INFORMATION GIVEN:
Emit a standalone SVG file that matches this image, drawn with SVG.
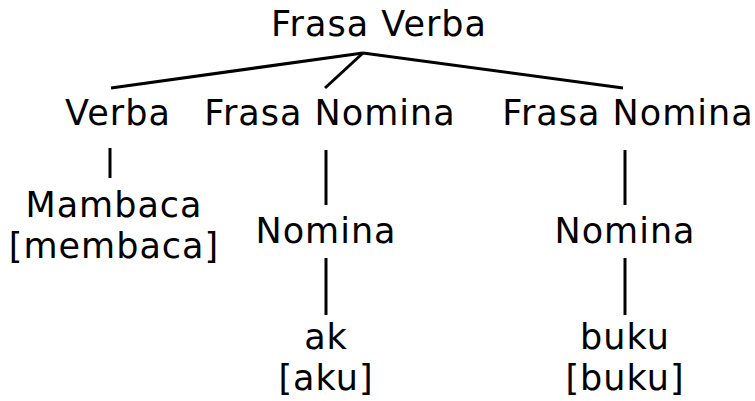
<svg xmlns="http://www.w3.org/2000/svg" width="755" height="401" viewBox="0 0 755 401">
  <style>
    .lbl { font-family: "DejaVu Sans", "Liberation Sans", sans-serif; font-size: 35px; letter-spacing: 1px; fill: #000; text-anchor: middle; }
    .edge { stroke: #000; stroke-width: 3; fill: none; stroke-linecap: butt; }
  </style>
  <rect width="755" height="401" fill="#fff"/>
  <g id="connectors">
    <line class="edge" x1="363" y1="53" x2="111" y2="88"/>
    <line class="edge" x1="363" y1="53" x2="325" y2="88"/>
    <line class="edge" x1="363" y1="53" x2="623" y2="88"/>
    <line class="edge" x1="110" y1="148" x2="110" y2="178"/>
    <line class="edge" x1="326" y1="150" x2="326" y2="205"/>
    <line class="edge" x1="326" y1="258" x2="326" y2="315"/>
    <line class="edge" x1="625" y1="150" x2="625" y2="205"/>
    <line class="edge" x1="625" y1="258" x2="625" y2="315"/>
  </g>
  <g id="frasa-verba"><text class="lbl" x="379" y="36">Frasa Verba</text></g>
  <g id="verba"><text class="lbl" x="118" y="125">Verba</text></g>
  <g id="frasa-nomina-1"><text class="lbl" x="330" y="125">Frasa Nomina</text></g>
  <g id="frasa-nomina-2"><text class="lbl" x="628" y="125">Frasa Nomina</text></g>
  <g id="mambaca"><text class="lbl" x="114" y="217">Mambaca</text><text class="lbl" x="114" y="258">[membaca]</text></g>
  <g id="nomina-1"><text class="lbl" x="326" y="243">Nomina</text></g>
  <g id="nomina-2"><text class="lbl" x="625" y="243">Nomina</text></g>
  <g id="ak"><text class="lbl" x="326" y="349">ak</text><text class="lbl" x="326" y="390">[aku]</text></g>
  <g id="buku"><text class="lbl" x="625" y="349">buku</text><text class="lbl" x="625" y="390">[buku]</text></g>
</svg>
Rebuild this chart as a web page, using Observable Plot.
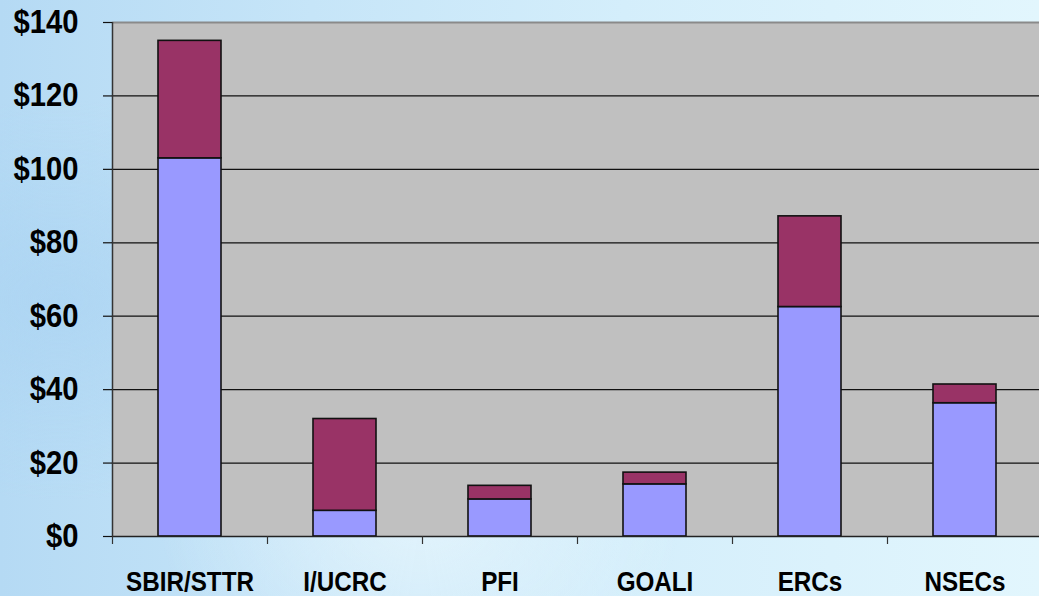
<!DOCTYPE html>
<html>
<head>
<meta charset="utf-8">
<script src="https://cdn.jsdelivr.net/npm/d3@7"></script>
<script src="https://cdn.jsdelivr.net/npm/@observablehq/plot@0.6"></script>
<style>
  html, body { margin: 0; padding: 0; width: 1039px; height: 596px; overflow: hidden; }
  body {
    background:
      radial-gradient(ellipse 260px 180px at 420px 520px, rgba(235,248,253,0.7), rgba(235,248,253,0)),
      radial-gradient(ellipse 300px 200px at 60px 300px, rgba(168,210,242,0.6), rgba(168,210,242,0)),
      linear-gradient(to right, #b5daf4 0%, #c6e5f8 30%, #d4eefb 60%, #e2f6fd 100%);
  }
  #chart { position: absolute; left: 0; top: 0; }
</style>
</head>
<body>
<div id="chart"></div>
<script>
const categories = ["SBIR/STTR", "I/UCRC", "PFI", "GOALI", "ERCs", "NSECs"];
const seriesNames = ["lower", "upper"];
const lowerValues = [103, 7, 10.1, 14.2, 62.5, 36.3];
const upperValues = [32, 25, 3.7, 3.2, 24.7, 5.1];
const yTicks = [0, 20, 40, 60, 80, 100, 120, 140];
const gridValues = [20, 40, 60, 80, 100, 120];
const seriesColors = ["#9999ff", "#993366"];

const rows = [];
categories.forEach((c, i) => {
  rows.push({category: c, series: seriesNames[0], value: lowerValues[i]});
  rows.push({category: c, series: seriesNames[1], value: upperValues[i]});
});

const W = 1045, H = 596;
const mL = 112, mR = 3, mT = 22, mB = 60;
const step = (W - mL - mR) / categories.length;
const font = "'Liberation Sans', Arial, sans-serif";

const chart = Plot.plot({
  width: W,
  height: H,
  marginLeft: mL,
  marginRight: mR,
  marginTop: mT,
  marginBottom: mB,
  style: {background: "transparent", color: "black", fontFamily: font, overflow: "visible", maxWidth: "none"},
  x: {domain: categories, paddingInner: 0.594, paddingOuter: 0.297, axis: null, label: null},
  y: {domain: [0, 140], axis: null, label: null},
  color: {domain: seriesNames, range: seriesColors},
  marks: [
    Plot.frame({fill: "#c0c0c0", stroke: null}),
    Plot.ruleY(gridValues, {stroke: "#111", strokeWidth: 1.2}),
    Plot.ruleY([140], {stroke: "#8a8a8a", strokeWidth: 2}),
    Plot.barY(rows, {x: "category", y: "value", fill: "series", stroke: "#111", strokeWidth: 1.6}),
    Plot.ruleY([0], {stroke: "#222", strokeWidth: 1.5}),
    Plot.ruleX([categories[0]], {x: d => d, dx: -step / 2, stroke: "#333", strokeWidth: 1.5}),
    Plot.ruleX(categories, {x: d => d, y1: 0, y2: 0, insetBottom: -8, dx: -step / 2, stroke: "#333", strokeWidth: 1.2}),
    Plot.axisY({ticks: yTicks, tickSize: 9, tickPadding: 25, tickFormat: d => "$" + d, label: null,
      fontSize: 33, fontWeight: "bold", fontFamily: font, stroke: "#111", strokeWidth: 1.2}),
    Plot.axisX({tickSize: 0, tickPadding: 35, label: null, fontSize: 28, fontWeight: "bold", fontFamily: font})
  ]
});
chart.style.maxWidth = "none";
chart.style.width = W + "px";
chart.style.height = H + "px";
document.getElementById("chart").appendChild(chart);

// enforce sizes and horizontally condense axis labels like the narrow bold face of the original
function condense(selector, size, factor) {
  chart.querySelectorAll(selector).forEach(g => {
    g.setAttribute("font-size", size);
    g.style.fontSize = size + "px";
    g.setAttribute("font-weight", "bold");
    g.querySelectorAll("text").forEach(t => {
      t.style.fontSize = size + "px";
      t.style.fontWeight = "bold";
      const w = t.getComputedTextLength();
      t.setAttribute("textLength", w * factor);
      t.setAttribute("lengthAdjust", "spacingAndGlyphs");
    });
  });
}
condense('[aria-label="y-axis tick label"]', 33, 0.885);
condense('[aria-label="x-axis tick label"]', 28, 0.865);
</script>
</body>
</html>
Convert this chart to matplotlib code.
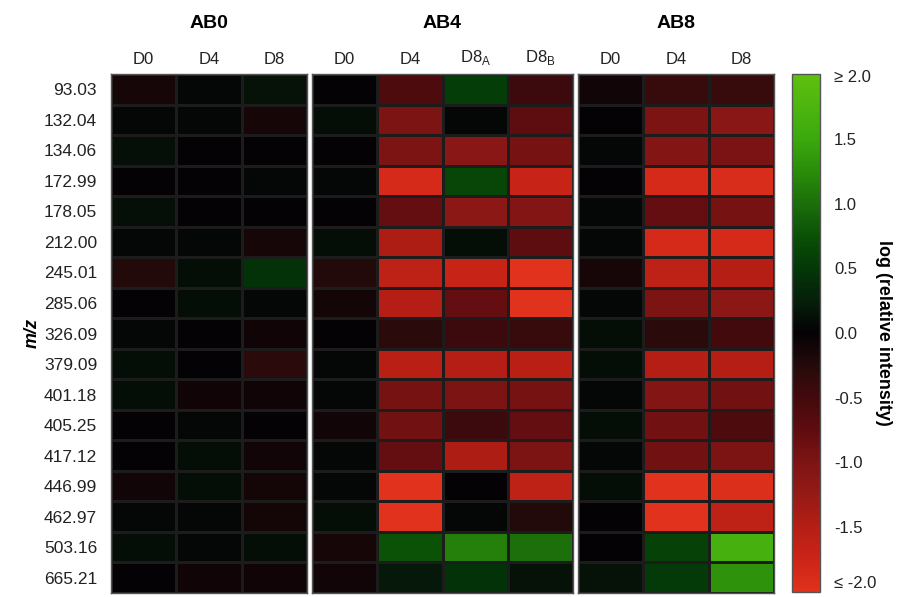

THE EXERCISE:
An exact transcription of all the entries is required, without the pictures.

WRITTEN RESPONSE:
Emit a standalone SVG file that matches this image, drawn with SVG.
<svg xmlns="http://www.w3.org/2000/svg" width="755" height="401" viewBox="0 0 755 401">
  <style>
    .lbl { font-family: "DejaVu Sans", "Liberation Sans", sans-serif; font-size: 35px; letter-spacing: 1px; fill: #000; text-anchor: middle; }
    .edge { stroke: #000; stroke-width: 3; fill: none; stroke-linecap: butt; }
  </style>
  <rect width="755" height="401" fill="#fff"/>
  <g id="connectors">
    <line class="edge" x1="363" y1="53" x2="111" y2="88"/>
    <line class="edge" x1="363" y1="53" x2="325" y2="88"/>
    <line class="edge" x1="363" y1="53" x2="623" y2="88"/>
    <line class="edge" x1="110" y1="148" x2="110" y2="178"/>
    <line class="edge" x1="326" y1="150" x2="326" y2="205"/>
    <line class="edge" x1="326" y1="258" x2="326" y2="315"/>
    <line class="edge" x1="625" y1="150" x2="625" y2="205"/>
    <line class="edge" x1="625" y1="258" x2="625" y2="315"/>
  </g>
  <g id="frasa-verba"><text class="lbl" x="379" y="36">Frasa Verba</text></g>
  <g id="verba"><text class="lbl" x="118" y="125">Verba</text></g>
  <g id="frasa-nomina-1"><text class="lbl" x="330" y="125">Frasa Nomina</text></g>
  <g id="frasa-nomina-2"><text class="lbl" x="628" y="125">Frasa Nomina</text></g>
  <g id="mambaca"><text class="lbl" x="114" y="217">Mambaca</text><text class="lbl" x="114" y="258">[membaca]</text></g>
  <g id="nomina-1"><text class="lbl" x="326" y="243">Nomina</text></g>
  <g id="nomina-2"><text class="lbl" x="625" y="243">Nomina</text></g>
  <g id="ak"><text class="lbl" x="326" y="349">ak</text><text class="lbl" x="326" y="390">[aku]</text></g>
  <g id="buku"><text class="lbl" x="625" y="349">buku</text><text class="lbl" x="625" y="390">[buku]</text></g>
</svg>
Rebuild this chart as a web page, using Observable Plot.
<!DOCTYPE html>
<html>
<head>
<meta charset="utf-8">
<script src="https://cdn.jsdelivr.net/npm/d3@7"></script>
<script src="https://cdn.jsdelivr.net/npm/@observablehq/plot@0.6"></script>
<style>
  html, body { margin: 0; padding: 0; width: 1039px; height: 596px; overflow: hidden; }
  body {
    background:
      radial-gradient(ellipse 260px 180px at 420px 520px, rgba(235,248,253,0.7), rgba(235,248,253,0)),
      radial-gradient(ellipse 300px 200px at 60px 300px, rgba(168,210,242,0.6), rgba(168,210,242,0)),
      linear-gradient(to right, #b5daf4 0%, #c6e5f8 30%, #d4eefb 60%, #e2f6fd 100%);
  }
  #chart { position: absolute; left: 0; top: 0; }
</style>
</head>
<body>
<div id="chart"></div>
<script>
const categories = ["SBIR/STTR", "I/UCRC", "PFI", "GOALI", "ERCs", "NSECs"];
const seriesNames = ["lower", "upper"];
const lowerValues = [103, 7, 10.1, 14.2, 62.5, 36.3];
const upperValues = [32, 25, 3.7, 3.2, 24.7, 5.1];
const yTicks = [0, 20, 40, 60, 80, 100, 120, 140];
const gridValues = [20, 40, 60, 80, 100, 120];
const seriesColors = ["#9999ff", "#993366"];

const rows = [];
categories.forEach((c, i) => {
  rows.push({category: c, series: seriesNames[0], value: lowerValues[i]});
  rows.push({category: c, series: seriesNames[1], value: upperValues[i]});
});

const W = 1045, H = 596;
const mL = 112, mR = 3, mT = 22, mB = 60;
const step = (W - mL - mR) / categories.length;
const font = "'Liberation Sans', Arial, sans-serif";

const chart = Plot.plot({
  width: W,
  height: H,
  marginLeft: mL,
  marginRight: mR,
  marginTop: mT,
  marginBottom: mB,
  style: {background: "transparent", color: "black", fontFamily: font, overflow: "visible", maxWidth: "none"},
  x: {domain: categories, paddingInner: 0.594, paddingOuter: 0.297, axis: null, label: null},
  y: {domain: [0, 140], axis: null, label: null},
  color: {domain: seriesNames, range: seriesColors},
  marks: [
    Plot.frame({fill: "#c0c0c0", stroke: null}),
    Plot.ruleY(gridValues, {stroke: "#111", strokeWidth: 1.2}),
    Plot.ruleY([140], {stroke: "#8a8a8a", strokeWidth: 2}),
    Plot.barY(rows, {x: "category", y: "value", fill: "series", stroke: "#111", strokeWidth: 1.6}),
    Plot.ruleY([0], {stroke: "#222", strokeWidth: 1.5}),
    Plot.ruleX([categories[0]], {x: d => d, dx: -step / 2, stroke: "#333", strokeWidth: 1.5}),
    Plot.ruleX(categories, {x: d => d, y1: 0, y2: 0, insetBottom: -8, dx: -step / 2, stroke: "#333", strokeWidth: 1.2}),
    Plot.axisY({ticks: yTicks, tickSize: 9, tickPadding: 25, tickFormat: d => "$" + d, label: null,
      fontSize: 33, fontWeight: "bold", fontFamily: font, stroke: "#111", strokeWidth: 1.2}),
    Plot.axisX({tickSize: 0, tickPadding: 35, label: null, fontSize: 28, fontWeight: "bold", fontFamily: font})
  ]
});
chart.style.maxWidth = "none";
chart.style.width = W + "px";
chart.style.height = H + "px";
document.getElementById("chart").appendChild(chart);

// enforce sizes and horizontally condense axis labels like the narrow bold face of the original
function condense(selector, size, factor) {
  chart.querySelectorAll(selector).forEach(g => {
    g.setAttribute("font-size", size);
    g.style.fontSize = size + "px";
    g.setAttribute("font-weight", "bold");
    g.querySelectorAll("text").forEach(t => {
      t.style.fontSize = size + "px";
      t.style.fontWeight = "bold";
      const w = t.getComputedTextLength();
      t.setAttribute("textLength", w * factor);
      t.setAttribute("lengthAdjust", "spacingAndGlyphs");
    });
  });
}
condense('[aria-label="y-axis tick label"]', 33, 0.885);
condense('[aria-label="x-axis tick label"]', 28, 0.865);
</script>
</body>
</html>
Convert this chart to matplotlib code.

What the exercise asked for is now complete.